Secret Vatican archive now at Sydney
30 May 2008
The University of Sydney has purchased Australia's only copy of the recently released manuscripts of the trials of the Knights Templar - a $10,000 reproduction of a document that rehabilitates the medieval Christian military order.
The Knights, recognisable by the white robes with a red cross they wore over their chain mail, guarded pilgrims visiting the Holy Lands. In the early 14th-century King Philip IV of France accused the knights of heresy and sodomy, and many of the order's leaders were burnt at the stake.

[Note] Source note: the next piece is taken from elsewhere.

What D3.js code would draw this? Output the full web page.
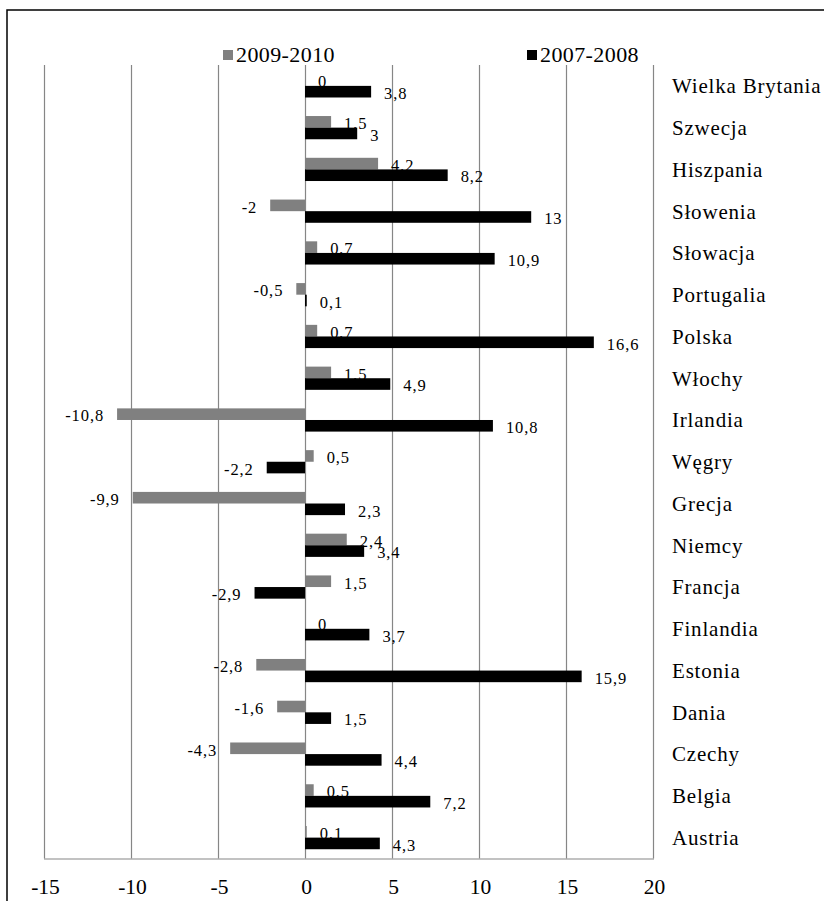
<!DOCTYPE html>
<html>
<head>
<meta charset="utf-8">
<script src="https://cdn.jsdelivr.net/npm/d3@7"></script>
<style>
html,body{margin:0;padding:0;background:#fff;}
svg{display:block;}
</style>
</head>
<body>
<svg id="chart" width="824" height="901"></svg>
<script>
const categories = ["Wielka Brytania","Szwecja","Hiszpania","Słowenia","Słowacja","Portugalia","Polska","Włochy","Irlandia","Węgry","Grecja","Niemcy","Francja","Finlandia","Estonia","Dania","Czechy","Belgia","Austria"];
const series2009 = [0,1.5,4.2,-2,0.7,-0.5,0.7,1.5,-10.8,0.5,-9.9,2.4,1.5,0,-2.8,-1.6,-4.3,0.5,0.1];
const series2007 = [3.8,3,8.2,13,10.9,0.1,16.6,4.9,10.8,-2.2,2.3,3.4,-2.9,3.7,15.9,1.5,4.4,7.2,4.3];
const seriesNames = ["2009-2010","2007-2008"];
const seriesColors = ["#808080","#000000"];
const xTicks = [-15,-10,-5,0,5,10,15,20];

(function(){
const FONT = "Liberation Serif";
const svg = d3.select("#chart");
const pLeft = 44, pRight = 653, pTop = 65, pBottom = 858.5;

// frame
svg.append("rect").attr("x",7).attr("y",10).attr("width",840).attr("height",920)
  .attr("fill","none").attr("stroke","#000").attr("stroke-width",1.5);

const x = d3.scaleLinear().domain([-15,20]).range([pLeft,pRight]);
const y = d3.scaleBand().domain(categories).range([pTop,pBottom]).paddingInner(0).paddingOuter(0);
const bh = y.bandwidth()*0.278;

// gridlines
svg.append("g").selectAll("line").data(xTicks).join("line")
  .attr("x1",d=>Math.round(x(d))+0.5).attr("x2",d=>Math.round(x(d))+0.5)
  .attr("y1",pTop).attr("y2",pBottom)
  .attr("stroke","#868686").attr("stroke-width",1.2);

// bottom axis line
svg.append("line").attr("x1",pLeft).attr("x2",pRight+1).attr("y1",pBottom+0.5).attr("y2",pBottom+0.5)
  .attr("stroke","#868686").attr("stroke-width",1.2);

// tick labels via axis
const axis = d3.axisBottom(x).tickValues(xTicks).tickSize(0).tickPadding(0).tickFormat(d=>String(d));
const ag = svg.append("g").attr("transform",`translate(0,${pBottom})`).call(axis);
ag.select(".domain").remove();
ag.attr("font-family",FONT).attr("font-size",21.5);
ag.selectAll("text").style("font-family",FONT).style("font-size","21.5px").attr("fill","#000")
  .attr("dy",null).attr("y",35.5).attr("dx",1);

const rows = categories.map((c,i)=>({c, a:series2009[i], b:series2007[i]}));
const fmt = v => String(v).replace(".",",");

function labels(g, key, offsetFn){
  g.selectAll("text").data(rows).join("text")
    .attr("x",d=> d[key]>=0 ? x(d[key])+13 : x(d[key])-13)
    .attr("y",d=> offsetFn(d)+1.5)
    .attr("dy","0.35em")
    .attr("text-anchor",d=> d[key]>=0 ? "start":"end")
    .style("font-family",FONT).style("font-size","16.5px").style("letter-spacing","0.9px")
    .text(d=>fmt(d[key]));
}

// gray bars
svg.append("g").selectAll("rect").data(rows).join("rect")
  .attr("x",d=>x(Math.min(0,d.a))).attr("width",d=>Math.abs(x(d.a)-x(0)))
  .attr("y",d=>y(d.c)+y.bandwidth()/2-bh).attr("height",bh).attr("fill",seriesColors[0]);
labels(svg.append("g"),"a",d=>y(d.c)+y.bandwidth()/2-bh/2);

// black bars
svg.append("g").selectAll("rect").data(rows).join("rect")
  .attr("x",d=>x(Math.min(0,d.b))).attr("width",d=>Math.abs(x(d.b)-x(0)))
  .attr("y",d=>y(d.c)+y.bandwidth()/2).attr("height",bh).attr("fill",seriesColors[1]);
labels(svg.append("g"),"b",d=>y(d.c)+y.bandwidth()/2+bh/2);

// category labels
svg.append("g").selectAll("text").data(categories).join("text")
  .attr("x",672).attr("y",d=>y(d)+y.bandwidth()/2).attr("dy","0.35em")
  .style("font-family",FONT).style("font-size","21px").style("letter-spacing","0.8px").text(d=>d);

// legend
const leg = [{n:seriesNames[0],c:seriesColors[0],x:223},{n:seriesNames[1],c:seriesColors[1],x:527}];
const lg = svg.append("g");
lg.selectAll("rect").data(leg).join("rect")
  .attr("x",d=>d.x).attr("y",50).attr("width",10).attr("height",10).attr("fill",d=>d.c);
lg.selectAll("text").data(leg).join("text")
  .attr("x",d=>d.x+13).attr("y",62)
  .style("font-family",FONT).style("font-size","22px").style("letter-spacing","0.4px").text(d=>d.n);
})();
</script>
</body>
</html>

"The crux of these trial documents is that Pope Clement V didn't think the Templars were guilty of heresy," says Neil Boness, Rare Book librarian at the University's Fisher Library. It is "very unusual" for the Vatican to release a reproduction of material from the Secret Archives such as this, known as the Processus Contra Templarios - Papal Inquiry into the Trial of the Templars, he added.
According to John Pryor, Associate Professor for Medieval Studies at Sydney, there was "significant pressure" exerted on the Pope by the King's agents to find the order guilty.
"Several thousand of the order survived in Spain and elsewhere, but mainly they disappeared into society," says Pryor. He hopes the documents will assist potential PhD students: "There is a huge scholarly interest in the trials."
The order was popularised by Dan Brown's book The Da Vinci Code, and has been the subject of all sorts of myths and legends over the years. The Knights have been linked to the modern-day Freemasons, and portrayed as guardians of the Holy Grail.
The key document in the reproduction is known as the Chinon Parchment and it shows that the Pope absolved the Knights of heresy charges. It was "misplaced" in the Vatican archives until it was discovered by a researcher in 2001.
The elaborate reproduction is bound in an ornate leather case, and includes scholarly notes and reproductions of the original parchments - mould stains and all - as well as the wax seals used by their inquisitors. Only 799 copies were made: Pope Benedict was given the first copy, and the University owns copy number 300.
"We had to apply to the publishers to buy a copy," Boness says. As the home of Australia's "largest group of experts in medieval studies," it is appropriate that Australia's only copy of the trial is housed at the University of Sydney, Pryor notes.